We want to help our generation invest for their future. And we’re determined to help you as much as possible by providing the tools and information to support your investing journey.
We also spend time working with others – like policy makers, and government – to help make investing simpler for you. We recently visited the Treasury to share our views on how the Lifetime ISA could be made more attractive and useful to millions of investors.
We believe the Lifetime ISA is a good product to help you save for a first home or retirement. But having spoken with many of you, we believe it could be better, and that’s why we went to the Treasury to see if changes could be made in the forthcoming budget.
Our recommendations are:
1. Eliminate the withdrawal penalty
We think investors should have penalty-free access to their money. It seems both unfair and unattractive that the 25% ‘bonus’ followed by a 25% ‘withdrawal charge’ actually results in a ‘penalty’ of £6.25 for every £100 invested. Reducing the withdrawal charge to 20% would eliminate this implicit penalty, be cost-neutral to the Treasury and, most importantly, encourage more of you to invest.

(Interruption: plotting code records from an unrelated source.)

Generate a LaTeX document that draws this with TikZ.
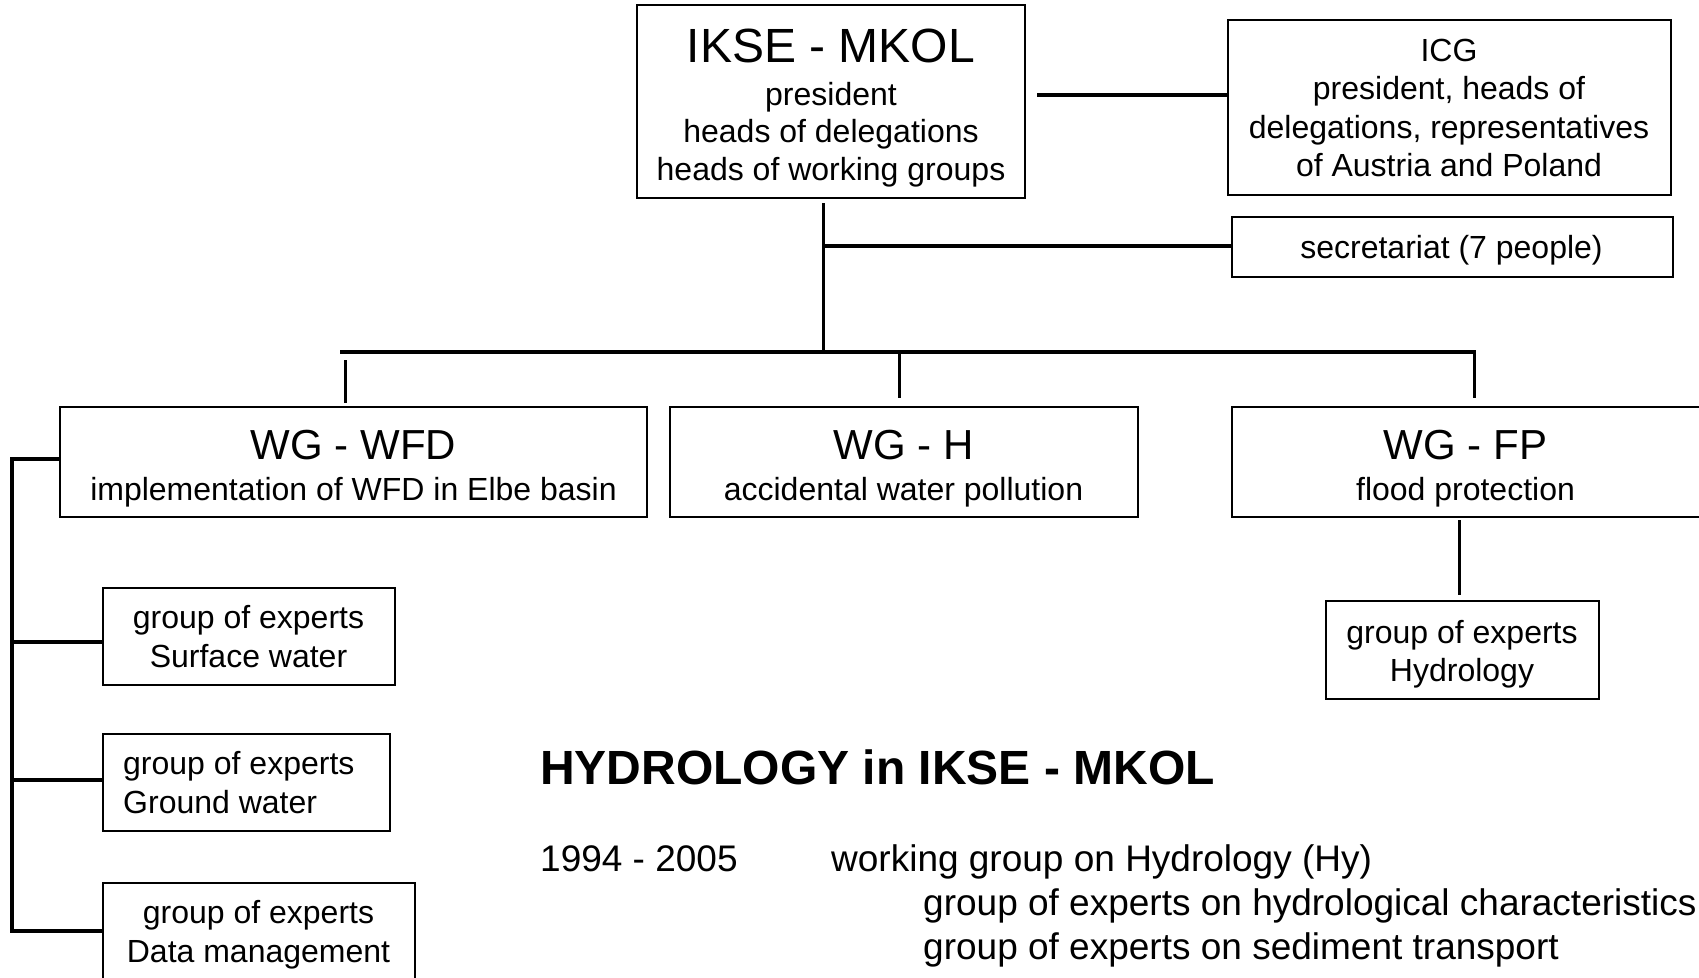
\documentclass[tikz,border=0pt]{standalone}
\usepackage{fontspec}
\setmainfont{Liberation Sans}
\begin{document}
\begin{tikzpicture}[x=1pt,y=-1pt,
  box/.style={draw, line width=2.5pt, inner sep=0pt, outer sep=0pt},
  conn/.style={line width=3.5pt, line join=miter},
  drop/.style={line width=3pt},
  txt/.style={anchor=base, inner sep=0pt, font=\fontsize{32}{38}\selectfont},
  bigtxt/.style={txt, font=\fontsize{48}{48}\selectfont},
  wgtxt/.style={txt, font=\fontsize{42}{42}\selectfont},
  lowtxt/.style={anchor=base west, inner sep=0pt, font=\fontsize{37}{44}\selectfont},
  headtxt/.style={anchor=base west, inner sep=0pt, font=\fontsize{48}{48}\selectfont\bfseries},
]
\useasboundingbox (0,0) rectangle (1699,977);
\clip (0,0) rectangle (1699,977);

% boxes
\node[box, minimum width=388pt, minimum height=193pt] (ikse) at (831,101.5) {};
\node[box, minimum width=443pt, minimum height=175pt] (icg) at (1449.5,107.5) {};
\node[box, minimum width=441pt, minimum height=60pt] (sec) at (1452.5,247) {};
\node[box, minimum width=587pt, minimum height=110pt] (wfd) at (353.5,462) {};
\node[box, minimum width=468pt, minimum height=110pt] (wgh) at (904,462) {};
\node[box, minimum width=468pt, minimum height=110pt] (wfp) at (1466,462) {};
\node[box, minimum width=273pt, minimum height=98pt] (hyd) at (1462.5,650) {};
\node[box, minimum width=292pt, minimum height=97pt] (sw) at (249,636.5) {};
\node[box, minimum width=287pt, minimum height=97pt] (gw) at (246.5,782.5) {};
\node[box, minimum width=312pt, minimum height=97pt] (dm) at (259,931.5) {};

% texts in boxes
\node[bigtxt] (ikse1) at (831,62) {IKSE - MKOL};
\node[txt] (ikse2) at (831,105.5) {president};
\node[txt] (ikse3) at (831,142.5) {heads of delegations};
\node[txt] (ikse4) at (831,180) {heads of working groups};

\node[txt] (icg1) at (1449,61) {ICG};
\node[txt] (icg2) at (1449,99.5) {president, heads of};
\node[txt] (icg3) at (1449,138) {delegations, representatives};
\node[txt] (icg4) at (1449,176.5) {of Austria and Poland};

\node[txt] (sec1) at (1451.5,258) {secretariat (7 people)};

\node[wgtxt] (wfd1) at (353.5,459) {WG - WFD};
\node[txt] (wfd2) at (353.5,500) {implementation of WFD in Elbe basin};
\node[wgtxt] (wgh1) at (903.5,459) {WG - H};
\node[txt] (wgh2) at (903.5,500) {accidental water pollution};
\node[wgtxt] (wfp1) at (1465.5,459) {WG - FP};
\node[txt] (wfp2) at (1465.5,500) {flood protection};

\node[txt] (hyd1) at (1462,643) {group of experts};
\node[txt] (hyd2) at (1462,681) {Hydrology};

\node[txt] (sw1) at (248.5,628) {group of experts};
\node[txt] (sw2) at (248.5,667) {Surface water};
\node[txt, anchor=base west] (gw1) at (123,774.5) {group of experts};
\node[txt, anchor=base west] (gw2) at (123,813.5) {Ground water};
\node[txt] (dm1) at (258.5,923.5) {group of experts};
\node[txt] (dm2) at (258.5,962.5) {Data management};

% bottom text
\node[headtxt] (head) at (540,784) {HYDROLOGY in IKSE - MKOL};
\node[lowtxt] (yr) at (540,871) {1994 - 2005};
\node[lowtxt] (wgy) at (831,871) {working group on Hydrology (Hy)};
\node[lowtxt] (ge1) at (923,915) {group of experts on hydrological characteristics};
\node[lowtxt] (ge2) at (923,959) {group of experts on sediment transport};

% connectors
\coordinate (icgj) at (1037,95);
\draw[conn] (icgj) -- (icgj -| icg.west);

\coordinate (tt) at (823,203);
\coordinate (tb) at (823,352);
\draw[drop] (tt) -- (tb);
\coordinate (sj) at (823,246);
\draw[conn] (sj) -- (sj -| sec.west);

\coordinate (bl) at (340,352);
\coordinate (br) at (1476,352);
\draw[conn] (bl) -- (br);

\coordinate (d1) at (345,360);
\coordinate (d2) at (899,354);
\coordinate (d3) at (1474,352);
\draw[drop, shorten >=4pt] (d1) -- (d1 |- wfd.north);
\draw[drop, shorten >=9pt] (d2) -- (d2 |- wgh.north);
\draw[drop, shorten >=9pt] (d3) -- (d3 |- wfp.north);

\coordinate (fpj) at (1459,520);
\draw[drop, shorten >=6pt] (fpj) -- (fpj |- hyd.north);

\coordinate (lb) at (12,459);
\coordinate (bs) at (12,642);
\coordinate (bg) at (12,780);
\coordinate (bd) at (12,931);
\draw[conn] (lb -| wfd.west) -- (lb) -- (bd) -- (bd -| dm.west);
\draw[conn] (bs) -- (bs -| sw.west);
\draw[conn] (bg) -- (bg -| gw.west);
\end{tikzpicture}
\end{document}
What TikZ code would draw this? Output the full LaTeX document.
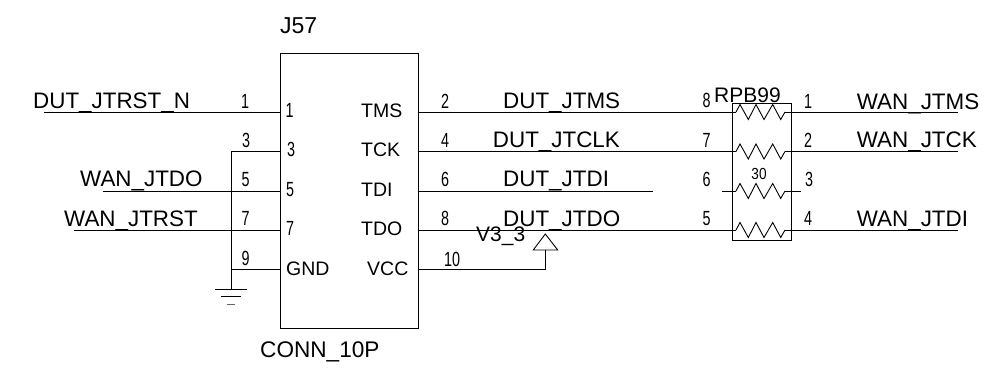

If introducing penalty-free access is difficult in the immediate term, we’ve suggested increasing the breadth of allowable withdrawal events. Our top suggestion is to include the birth of a child as an allowable event. After home buying, providing for children is a top priority for many of you and this would be a great way to further encourage long-term savings.
2. Index link the house price cap
We think the £450,000 house price cap should be linked to a house price index. The average price for a first-time buyer in London is £420,000 meaning that the £450,000 cap creates understandable concern that even a small increase in house prices could result in LISA savings being impossible to access without penalty. Index linking would provide more clarity for first time buyers and encourage more of you to invest.
3. Include LISA in auto-enrolment
In the longer-term we’d encourage building on the success of the pension auto-enrolment and allow a portion of employer/employee contributions to go directly into a LISA. This would significantly increase engagement and give you an added boost towards saving for your home deposit.
We don’t know what the Treasury will do, but we will continue to campaign for improvements to the Lifetime ISA and other savings accounts so that we can help our generation confidently invest for their future.